Dans les couloirs vides du palais, l’empereur Chongzhen court, seul, hagard. Il comprend que tout est fini. Il ordonne à ses serviteurs de tuer ses femmes, ses enfants. Il ne veut pas les laisser aux mains de l’ennemi. Certains obéissent. D’autres refusent. Le sang coule sur les dalles de marbre.
Puis Chongzhen quitte le palais. Il grimpe la colline du Charbon, derrière les murs rouges. Là, sous un vieil arbre noueux, il noue sa ceinture de soie blanche à une branche tordue. Il écrit quelques mots sur sa robe : Faible et de petite vertu, j'ai offensé le Ciel.
Et il se laisse tomber. Le dernier empereur des Ming meurt dans un jardin abandonné, sans témoin. La dynastie aussi. Mais l’histoire, elle, ne s’arrête pas.

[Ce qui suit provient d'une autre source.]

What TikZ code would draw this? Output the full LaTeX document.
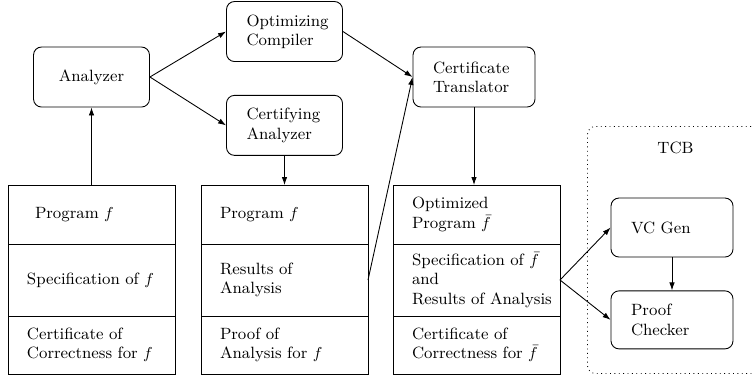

Les Mandchous, au nord, attendaient leur heure. Officiellement, ils viennent rétablir l’ordre, repousser les rebelles. Officieusement, ils viennent prendre le trône. Et ils y parviennent. Ils franchissent la Grande Muraille avec l’aide d’un général chinois. Ils entrent dans Pékin. Et fondent une nouvelle dynastie : les Qing.
Le Mandat du Ciel a changé de mains. Sur la Porte de la Paix céleste, les étendards rouges des Ming sont arrachés, remplacés par les bannières mandchoues. Les dragons à cinq griffes s’effacent. Les lions de bronze gardent la place, impassibles. Ils ont vu trop de dynasties tomber pour s’émouvoir encore.
La Chine des Ming, trois siècles durant, a rêvé d’ordre, d’harmonie, de splendeur. Elle laisse derrière elle des palais vides, des jardins fragiles, des vases trop purs pour survivre à la guerre. Sa gloire, désormais, n’est plus qu’une poussière brillante au fond des archives. Un murmure. Un vestige. Un empire qui, même en tombant, a su garder l’élégance d’un dernier salut.
On parle encore des Ming. Dans les romans, les films, les musées. Dans les vitrines de porcelaine, dans les ruelles de Suzhou, sur les fresques d’opéra où des empereurs fantômes déclament des regrets en costume brodé. Curieusement, c’est peut-être la plus violente des grandes dynasties chinoises qui est aujourd’hui la plus idéalisée. On loue son raffinement, ses jardins, ses céramiques, ses palais. On oublie parfois ses purges, ses silences, ses paranoïas. C’est ainsi. Le passé ne revient jamais tel qu’il fut. Il revient tel qu’on en rêve.
En 1958, des archéologues redécouvrent la tombe de Wanli, l’empereur fantôme. En l’ouvrant, ils trouvent des vêtements de soie, intacts, après plus de quatre siècles d’obscurité. Le tissu vibre encore de ses couleurs. Comme si le temps n’avait pas osé froisser la dignité de ce souverain absent.
Vue du ciel, elle ressemble à un dragon endormi, lové sur les crêtes, dont les écailles de pierre s’écaillent avec le vent. Elle ne protège plus l’empire. Mais elle raconte.
Les Ming nous ont laissé une leçon discrète, écrite entre les lignes des édits, entre les craquelures d’un vase ancien :
Même les murs les plus hauts ne protègent pas de l’orgueil.
Même les empires les plus brillants peuvent s’éteindre dans le silence.
Mais tant que quelqu’un se souvient… ils continuent de murmurer.